Work to be completed = Under this line sits a listing. Repeat exactly and only its lines from the one holding "Generate a Python" through the one holding "from bokeh.resources import INLINE"; skip pictures.

Records contained in a dataset
☆ ☆ ☆

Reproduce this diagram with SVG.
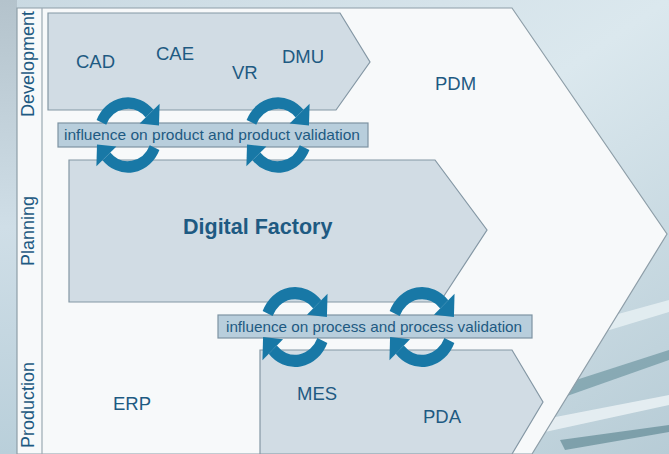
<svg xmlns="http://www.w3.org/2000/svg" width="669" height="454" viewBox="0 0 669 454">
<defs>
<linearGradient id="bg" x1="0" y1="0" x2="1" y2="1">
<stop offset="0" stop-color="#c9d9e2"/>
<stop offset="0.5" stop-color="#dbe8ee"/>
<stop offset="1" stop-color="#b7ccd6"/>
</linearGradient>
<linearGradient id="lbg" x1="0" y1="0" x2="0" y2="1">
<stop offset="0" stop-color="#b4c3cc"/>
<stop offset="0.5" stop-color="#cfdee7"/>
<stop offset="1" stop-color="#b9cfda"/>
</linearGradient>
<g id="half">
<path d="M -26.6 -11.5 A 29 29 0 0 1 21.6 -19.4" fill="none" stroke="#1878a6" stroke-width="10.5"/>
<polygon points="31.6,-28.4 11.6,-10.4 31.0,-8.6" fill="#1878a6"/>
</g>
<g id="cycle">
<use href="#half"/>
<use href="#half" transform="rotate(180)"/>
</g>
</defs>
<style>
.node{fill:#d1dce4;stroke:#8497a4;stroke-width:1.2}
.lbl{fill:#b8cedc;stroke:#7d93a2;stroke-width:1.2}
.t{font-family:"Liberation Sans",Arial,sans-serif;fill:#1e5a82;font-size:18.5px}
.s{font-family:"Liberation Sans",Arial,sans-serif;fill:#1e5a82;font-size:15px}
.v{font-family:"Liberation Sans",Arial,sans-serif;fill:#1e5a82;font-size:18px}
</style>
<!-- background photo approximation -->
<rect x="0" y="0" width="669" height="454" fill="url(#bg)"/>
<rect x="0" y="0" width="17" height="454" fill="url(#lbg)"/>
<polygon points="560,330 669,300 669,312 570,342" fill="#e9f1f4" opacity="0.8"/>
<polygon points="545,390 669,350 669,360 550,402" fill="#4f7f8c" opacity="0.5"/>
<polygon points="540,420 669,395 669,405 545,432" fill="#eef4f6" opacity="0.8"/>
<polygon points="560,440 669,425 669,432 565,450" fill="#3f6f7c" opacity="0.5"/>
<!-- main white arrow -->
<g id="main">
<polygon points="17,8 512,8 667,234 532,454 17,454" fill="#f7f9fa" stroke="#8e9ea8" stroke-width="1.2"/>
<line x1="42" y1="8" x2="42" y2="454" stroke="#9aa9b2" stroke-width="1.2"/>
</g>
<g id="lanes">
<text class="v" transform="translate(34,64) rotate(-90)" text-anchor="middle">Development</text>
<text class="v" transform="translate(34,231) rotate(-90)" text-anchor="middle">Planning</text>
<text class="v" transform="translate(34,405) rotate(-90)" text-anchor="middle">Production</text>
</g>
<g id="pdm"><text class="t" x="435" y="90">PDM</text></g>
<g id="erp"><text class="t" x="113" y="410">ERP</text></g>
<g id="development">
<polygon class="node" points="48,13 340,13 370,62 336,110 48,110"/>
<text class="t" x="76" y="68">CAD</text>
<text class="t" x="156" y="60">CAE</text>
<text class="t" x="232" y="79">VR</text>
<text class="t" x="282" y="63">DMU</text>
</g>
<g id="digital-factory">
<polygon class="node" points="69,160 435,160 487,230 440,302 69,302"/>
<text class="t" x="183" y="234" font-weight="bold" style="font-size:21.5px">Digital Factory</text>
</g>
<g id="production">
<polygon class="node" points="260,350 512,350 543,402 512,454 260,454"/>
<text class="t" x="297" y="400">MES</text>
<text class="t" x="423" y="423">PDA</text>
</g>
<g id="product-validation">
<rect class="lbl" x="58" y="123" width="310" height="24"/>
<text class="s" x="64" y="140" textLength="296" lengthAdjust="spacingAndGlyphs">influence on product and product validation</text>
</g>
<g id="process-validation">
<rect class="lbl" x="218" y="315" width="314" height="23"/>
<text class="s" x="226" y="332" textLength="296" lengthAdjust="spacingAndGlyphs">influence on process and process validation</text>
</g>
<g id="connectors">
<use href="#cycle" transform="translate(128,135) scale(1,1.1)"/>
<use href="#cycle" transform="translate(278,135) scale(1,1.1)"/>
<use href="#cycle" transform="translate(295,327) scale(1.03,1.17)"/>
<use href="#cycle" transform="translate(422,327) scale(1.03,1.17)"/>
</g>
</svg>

☆ ☆ ☆

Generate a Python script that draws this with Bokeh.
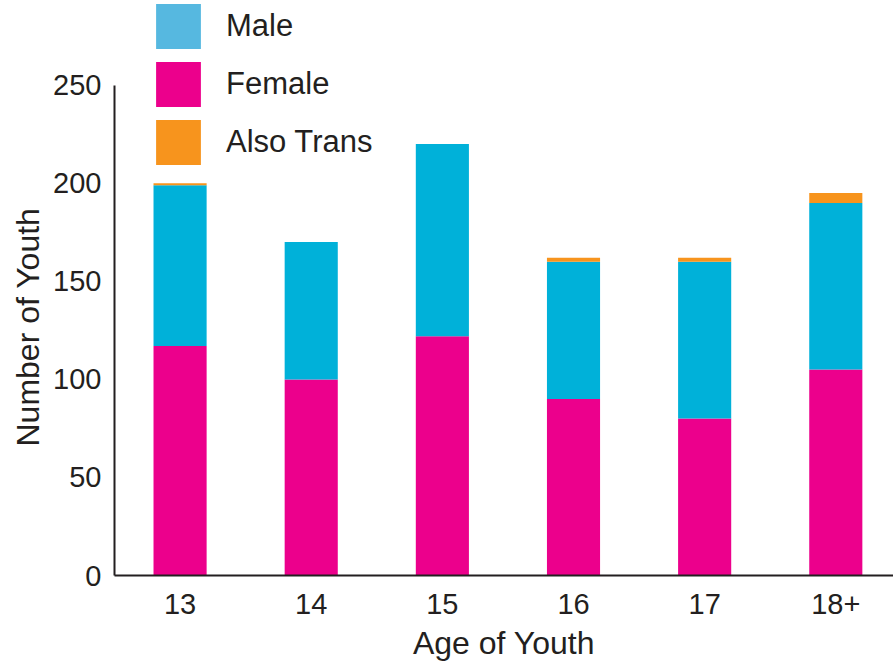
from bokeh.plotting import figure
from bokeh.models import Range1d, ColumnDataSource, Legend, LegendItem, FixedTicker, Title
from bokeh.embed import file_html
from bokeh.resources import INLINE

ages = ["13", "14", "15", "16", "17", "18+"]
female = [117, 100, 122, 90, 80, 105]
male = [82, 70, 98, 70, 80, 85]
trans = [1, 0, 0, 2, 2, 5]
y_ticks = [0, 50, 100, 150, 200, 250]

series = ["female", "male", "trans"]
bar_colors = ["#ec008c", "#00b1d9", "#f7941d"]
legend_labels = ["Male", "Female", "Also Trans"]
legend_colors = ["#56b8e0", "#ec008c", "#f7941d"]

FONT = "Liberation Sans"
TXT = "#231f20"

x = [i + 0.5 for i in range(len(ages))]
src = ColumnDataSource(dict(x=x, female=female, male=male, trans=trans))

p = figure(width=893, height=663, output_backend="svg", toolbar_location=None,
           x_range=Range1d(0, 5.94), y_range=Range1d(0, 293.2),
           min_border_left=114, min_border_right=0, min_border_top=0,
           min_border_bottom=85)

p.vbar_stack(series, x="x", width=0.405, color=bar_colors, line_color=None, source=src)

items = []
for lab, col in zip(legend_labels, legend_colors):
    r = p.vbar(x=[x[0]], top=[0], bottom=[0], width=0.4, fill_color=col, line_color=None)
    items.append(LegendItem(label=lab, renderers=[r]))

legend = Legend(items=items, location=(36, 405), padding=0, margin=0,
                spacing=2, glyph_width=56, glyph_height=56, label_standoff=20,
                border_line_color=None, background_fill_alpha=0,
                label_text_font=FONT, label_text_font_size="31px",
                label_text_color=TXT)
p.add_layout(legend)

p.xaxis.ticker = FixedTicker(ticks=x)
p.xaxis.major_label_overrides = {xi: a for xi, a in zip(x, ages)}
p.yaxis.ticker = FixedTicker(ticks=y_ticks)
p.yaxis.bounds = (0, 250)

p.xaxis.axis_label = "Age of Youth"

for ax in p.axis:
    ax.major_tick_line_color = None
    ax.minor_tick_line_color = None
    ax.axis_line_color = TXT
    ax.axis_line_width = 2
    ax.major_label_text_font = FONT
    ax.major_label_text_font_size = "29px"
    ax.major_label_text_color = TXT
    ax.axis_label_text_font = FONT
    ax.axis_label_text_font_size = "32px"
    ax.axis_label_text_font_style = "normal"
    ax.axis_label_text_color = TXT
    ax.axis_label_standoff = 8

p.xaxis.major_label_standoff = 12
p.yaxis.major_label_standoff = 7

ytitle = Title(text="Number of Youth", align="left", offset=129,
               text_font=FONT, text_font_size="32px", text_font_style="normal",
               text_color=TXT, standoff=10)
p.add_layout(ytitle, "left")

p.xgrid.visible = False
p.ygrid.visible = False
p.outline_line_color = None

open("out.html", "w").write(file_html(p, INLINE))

☆ ☆ ☆

Finished exercise =
Generate a Python script that draws this with Bokeh.
from bokeh.plotting import figure
from bokeh.models import Range1d, ColumnDataSource, Legend, LegendItem, FixedTicker, Title
from bokeh.embed import file_html
from bokeh.resources import INLINE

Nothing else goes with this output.